Two problems of fracture and deformation of metals are studied in this dissertation.

In the first problem, the growth of grain boundary cavities is examined using a mechanism proposed by Chuang and Rice in which atoms are driven by gradients in curvature along the surface of the cavity to the grain boundary. Atomic transport in the grain boundary is assumed to be fast compared to that along the cavity surface. Particular attention is given to following the time dependent shape evolution of an initially lenticular cavity, and in this respect the treatment differs from the Chuang-Rice approach in which a steady state crack-like configuration is assumed. Taking this approach allows for the determination of the effects of capillarity and transients on the growth process. A mathematical formulation of the time-dependent cavity growth problem is presented, but due to its complex nature, no attempt is made to find a closed form analytical solution. Rather, the cavity evolution is examined using a finite difference numerical scheme in which the displacements of discrete points on the cavity surface are followed in time.

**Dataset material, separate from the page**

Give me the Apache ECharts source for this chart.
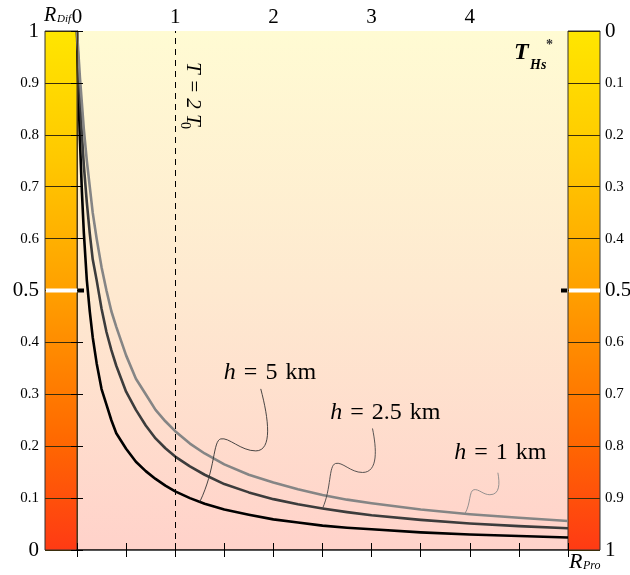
<!DOCTYPE html>
<html><head><meta charset="utf-8">
<script src="https://cdn.jsdelivr.net/npm/echarts@6/dist/echarts.min.js"></script>
<style>html,body{margin:0;padding:0;background:#fff}#c{width:630px;height:575px}</style>
</head><body><div id="c"></div>
<script>
// ---- data ----
const xValues = [0, 0.01, 0.02, 0.03, 0.05, 0.07, 0.1, 0.13, 0.16, 0.2, 0.25, 0.3, 0.35, 0.4, 0.5, 0.6, 0.7, 0.8, 0.9, 1, 1.15, 1.3, 1.5, 1.75, 2, 2.25, 2.5, 2.75, 3, 3.5, 4, 4.5, 5];
const curveA  = [1, 0.92, 0.85, 0.79, 0.69, 0.61, 0.52, 0.46, 0.41, 0.36, 0.31, 0.28, 0.25, 0.225, 0.195, 0.17, 0.152, 0.137, 0.124, 0.113, 0.1, 0.089, 0.078, 0.068, 0.059, 0.053, 0.047, 0.043, 0.04, 0.034, 0.03, 0.027, 0.024];
const curveB  = [1, 0.95, 0.91, 0.87, 0.8, 0.74, 0.67, 0.61, 0.56, 0.52, 0.465, 0.42, 0.385, 0.355, 0.305, 0.27, 0.24, 0.215, 0.196, 0.18, 0.161, 0.145, 0.127, 0.111, 0.098, 0.088, 0.08, 0.073, 0.067, 0.058, 0.051, 0.046, 0.042];
const curveC  = [1, 0.97, 0.94, 0.91, 0.86, 0.81, 0.75, 0.7, 0.65, 0.6, 0.545, 0.5, 0.46, 0.43, 0.375, 0.33, 0.3, 0.27, 0.248, 0.229, 0.205, 0.186, 0.165, 0.145, 0.13, 0.117, 0.106, 0.097, 0.09, 0.078, 0.069, 0.062, 0.056];
const curveLabels = ['5', '2.5', '1'];          // h values (km) as annotated
const leaderX = [1.25, 2.5, 3.95];               // where each annotation touches its curve
const labelAnchor = [[1.965, 0.341], [3.14, 0.264], [4.31, 0.187]];
const topTickLabels = ['0', '1', '2', '3', '4'];
const leftTickLabels = ['0', '0.1', '0.2', '0.3', '0.4', '0.5', '0.6', '0.7', '0.8', '0.9', '1'];
const rightTickLabels = ['0', '0.1', '0.2', '0.3', '0.4', '0.5', '0.6', '0.7', '0.8', '0.9', '1'];
const bigLabels = ['0', '0.5', '1'];
const markerX = 1;
const X_MAX = 5;

// ---- styles ----
const SERIF = '"Liberation Serif", "DejaVu Serif", serif';
const lineColors = ['#000000', '#3c3c3c', '#858585'];
const barGrad = {type: 'linear', x: 0, y: 0, x2: 0, y2: 1, colorStops: [
  {offset: 0, color: '#ffe600'}, {offset: 0.25, color: '#ffc800'}, {offset: 0.5, color: '#ffa000'},
  {offset: 0.78, color: '#ff6a00'}, {offset: 1, color: '#ff3a14'}]};

const chart = echarts.init(document.getElementById('c'), null, {renderer: 'canvas'});

function yLabel(list) {
  return function (v) {
    const s = list[Math.round(v * 10)];
    if (s === undefined) return '';
    return bigLabels.indexOf(s) >= 0 ? '{b|' + s + '}' : '{s|' + s + '}';
  };
}
const yRich = {
  b: {fontSize: 21, fontFamily: SERIF, color: '#000'},
  s: {fontSize: 15, fontFamily: SERIF, color: '#000'}
};

const curves = [curveA, curveB, curveC];
const series = curves.map((c, i) => ({
  type: 'line',
  xAxisIndex: 0, yAxisIndex: 0,
  data: xValues.map((x, k) => [x, c[k]]),
  showSymbol: false,
  smooth: false,
  lineStyle: {color: lineColors[i], width: 2.6, join: 'round'},
  z: 3,
  silent: true
}));
series[0].markLine = {
  silent: true, symbol: ['none', 'none'],
  label: {show: false},
  lineStyle: {type: [6, 5], color: '#000', width: 1},
  data: [{xAxis: markerX}]
};

const hiddenX = gi => ({type: 'value', gridIndex: gi, min: 0, max: 1, show: false});
const barY = (gi, pos, inverse, list, margin) => ({
  type: 'value', gridIndex: gi, position: pos, min: 0, max: 1, interval: 0.1, inverse: inverse, z: 4,
  axisLine: {show: false}, axisTick: {show: false},
  axisLabel: {show: true, margin: margin, formatter: yLabel(list), rich: yRich},
  splitLine: {show: true, lineStyle: {color: '#3a2e0c', width: 1}}
});
const mainY = pos => ({
  type: 'value', gridIndex: 0, position: pos, min: 0, max: 1, interval: 0.1, z: 4,
  axisLine: {show: true, lineStyle: {color: '#4a3a18', width: 1}},
  axisTick: {show: true, inside: true, length: 6, lineStyle: {color: '#000'}},
  axisLabel: {show: false}, splitLine: {show: false}
});

const option = {
  animation: false,
  backgroundColor: '#fff',
  grid: [
    {left: 77, right: 62, top: 31, bottom: 25, show: true, borderWidth: 0, outerBoundsMode: 'none', containLabel: false,
     backgroundColor: {type: 'linear', x: 0, y: 0, x2: 0, y2: 1, colorStops: [
       {offset: 0, color: '#fffbd3'}, {offset: 0.5, color: '#fee9d0'}, {offset: 1, color: '#ffd2ca'}]}},
    {left: 45, width: 32, top: 31, bottom: 25, show: true, backgroundColor: barGrad, borderColor: '#333', borderWidth: 1,
     outerBoundsMode: 'none', containLabel: false},
    {left: 568, width: 32, top: 31, bottom: 25, show: true, backgroundColor: barGrad, borderColor: '#333', borderWidth: 1,
     outerBoundsMode: 'none', containLabel: false}
  ],
  xAxis: [
    {type: 'value', gridIndex: 0, position: 'bottom', min: 0, max: X_MAX, interval: 0.5, z: 4,
     axisLine: {show: true, lineStyle: {color: '#000', width: 1.5}},
     axisTick: {show: true, inside: true, length: 7, lineStyle: {color: '#000'}},
     axisLabel: {show: false}, splitLine: {show: false}},
    {type: 'value', gridIndex: 0, position: 'top', min: 0, max: X_MAX, interval: 0.5, z: 4,
     axisLine: {show: true, lineStyle: {color: '#555', width: 1.2}},
     axisTick: {show: true, inside: true, length: 7, lineStyle: {color: '#000'}},
     axisLabel: {show: true, margin: 3, fontSize: 21, fontFamily: SERIF, color: '#000',
       formatter: v => (Math.abs(v - Math.round(v)) < 1e-6 && topTickLabels[Math.round(v)] !== undefined) ? topTickLabels[Math.round(v)] : ''},
     splitLine: {show: false}},
    hiddenX(1), hiddenX(2)
  ],
  yAxis: [
    mainY('left'), mainY('right'),
    barY(1, 'left', false, leftTickLabels, 6),
    barY(2, 'right', true, rightTickLabels, 5)
  ],
  series: series
};
chart.setOption(option);

// ---- annotations ----
const P = (x, y) => chart.convertToPixel({xAxisIndex: 0, yAxisIndex: 0}, [x, y]);
const tl = P(0, 1), br = P(X_MAX, 0), mid = P(0, 0.5);

function interp(c, x) {
  for (let k = 1; k < xValues.length; k++) {
    if (x <= xValues[k]) {
      const t = (x - xValues[k - 1]) / (xValues[k] - xValues[k - 1]);
      return c[k - 1] + t * (c[k] - c[k - 1]);
    }
  }
  return c[c.length - 1];
}

// leader shapes relative to the touch point on the curve: start, then 3 cubic segments
const leaderShapes = [
  [[61,-113],[69,-83],[73,-51],[56,-51],[41,-51],[29,-65],[21,-63],[13,-61],[16,-33],[0,0]],
  [[50,-80],[54,-60],[56,-36],[40,-36],[28,-36],[20,-47],[13,-45],[6,-43],[9,-20],[0,0]],
  [[33,-41],[35,-30],[35,-19],[25,-19],[18,-19],[14,-25],[9,-24],[4,-23],[6,-10],[0,0]]
];
const leaderColors = ['#333', '#444', '#888'];

const txt = (x, y, text, font, fill, align, valign, z) => ({
  type: 'text', z: z || 20, x: x, y: y,
  style: {text: text, font: font, fill: fill || '#000',
          textAlign: align || 'left', textVerticalAlign: valign || 'bottom',
          align: align || 'left', verticalAlign: valign || 'bottom'}
});

const g = [
  {type: 'rect', z: 20, shape: {x: tl[0] - 31, y: mid[1] - 2, width: 31, height: 4}, style: {fill: '#fff'}},
  {type: 'rect', z: 20, shape: {x: br[0] + 1, y: mid[1] - 2, width: 31, height: 4}, style: {fill: '#fff'}},
  {type: 'rect', z: 20, shape: {x: tl[0] + 1, y: mid[1] - 2, width: 6, height: 4}, style: {fill: '#000'}},
  {type: 'rect', z: 20, shape: {x: br[0] - 7, y: mid[1] - 2, width: 6, height: 4}, style: {fill: '#000'}},
  // R_Dif
  txt(tl[0] - 33, tl[1] - 5, 'R', 'italic 20px ' + SERIF),
  txt(tl[0] - 20, tl[1] - 6, 'Dif', 'italic 11px ' + SERIF),
  // R_Pro
  txt(br[0] + 1, br[1] + 23, 'R', 'italic 22px ' + SERIF),
  txt(br[0] + 15, br[1] + 22, 'Pro', 'italic 12px ' + SERIF),
  // T_Hs*
  txt(br[0] - 54, tl[1] + 34, 'T', 'italic bold 24px ' + SERIF),
  txt(br[0] - 38, tl[1] + 41, 'Hs', 'italic bold 14px ' + SERIF),
  txt(br[0] - 22, tl[1] + 21, '*', 'bold 14px ' + SERIF, '#333')
];

// T = 2 T0 rotated label
const tp = P(markerX, 1);
g.push({type: 'group', z: 20, x: tp[0] + 17, y: tp[1] + 31, rotation: -Math.PI / 2, children: [
  txt(0, 0, 'T = 2 T', 'italic 21px ' + SERIF, '#000', 'left', 'middle'),
  txt(60, 8, '0', '14px ' + SERIF, '#000', 'left', 'middle')
]});

curves.forEach((c, i) => {
  const e = P(leaderX[i], interp(c, leaderX[i]));
  const s = leaderShapes[i];
  for (let j = 0; j < 3; j++) {
    const p0 = s[j * 3], c1 = s[j * 3 + 1], c2 = s[j * 3 + 2], p1 = s[j * 3 + 3];
    g.push({type: 'bezierCurve', z: 15, x: e[0], y: e[1],
            shape: {x1: p0[0], y1: p0[1], cpx1: c1[0], cpy1: c1[1], cpx2: c2[0], cpy2: c2[1], x2: p1[0], y2: p1[1]},
            style: {fill: null, stroke: leaderColors[i], lineWidth: 0.9}});
  }
  const a = P(labelAnchor[i][0], labelAnchor[i][1]);
  g.push({type: 'text', z: 20, x: a[0], y: a[1],
          style: {text: '{i|h}{e|=}' + curveLabels[i] + '{k|km}',
                  rich: {i: {fontStyle: 'italic', fontSize: 24, fontFamily: SERIF},
                         e: {fontSize: 24, fontFamily: SERIF, padding: [0, 8, 0, 8]},
                         k: {fontSize: 24, fontFamily: SERIF, padding: [0, 0, 0, 8]}},
                  font: '24px ' + SERIF, fill: '#000',
                  textAlign: 'center', textVerticalAlign: 'middle', align: 'center', verticalAlign: 'middle'}});
});

chart.setOption({graphic: {elements: g}});
</script>
</body></html>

For an isolated cavity on an infinite boundary, it is found that the Chuang-Rice treatment accurately describes cavity growth once the steady state is achieved. The effect of capillarity is manifested by an incubation period during which a "nose" protrudes from the tip of the cavity. Evidently, the nose which develops at the cavity tip behaves like the Chuang-Rice steady state crack. An array of cavities is studied to determine the effects of cavity interaction on the growth process and to define a criterion for fracture. The results of the investigation compare favorably with rupture data for silver containing artificially implanted grain boundary cavities.

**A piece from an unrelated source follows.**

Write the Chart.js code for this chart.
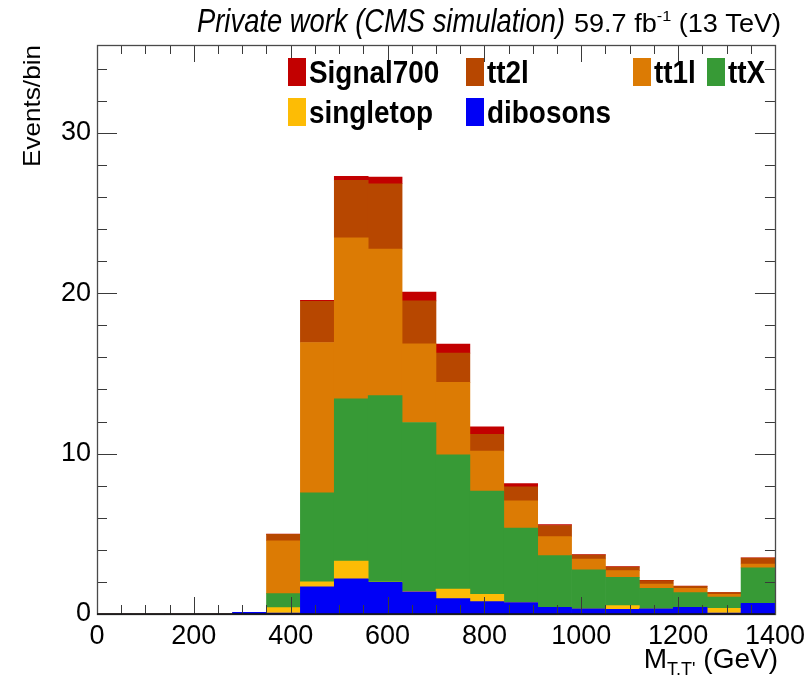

The second problem examined deals with low temperature plastic deformation, and a dislocation dynamical model for low temperature plastic flow is developed from the Taylor-Orowan equation. It is shown that although the classical dynamical approach has been used in the past to model and predict flow phenomena in alkali halides and BCC metals, a direct extension of this modelling fails to predict certain flow behavior in FCC metals, particularly the strain rate sensitivity. This is largely due to the classical dynamical assumptions that the mobile dislocation density is a constant fraction of the total dislocation density and that dislocations are considered to be driven by the applied stress. It is argued that the mobile dislocation density can be a strong function of the applied stress and that dislocations are driven by an effective stress rather than the applied stress, and these factors are incorporated into the model. Dislocation link length arguments are used to develop the stress dependence of the mobile dislocation density, and a strain dependent long range back stress is used to define the effective stress. Including these considerations resolves the problems encountered in applying the dynamical method of FCC metals, and proper strain rate sensitivities as well as other flow behaviors are predicted. In addition, it is found that the differences in dislocation mobility between classes of materials give rise to their different mechanical properties, and a single dislocation dynamical model is capable of predicting low temperature plastic flow in a variety of materials.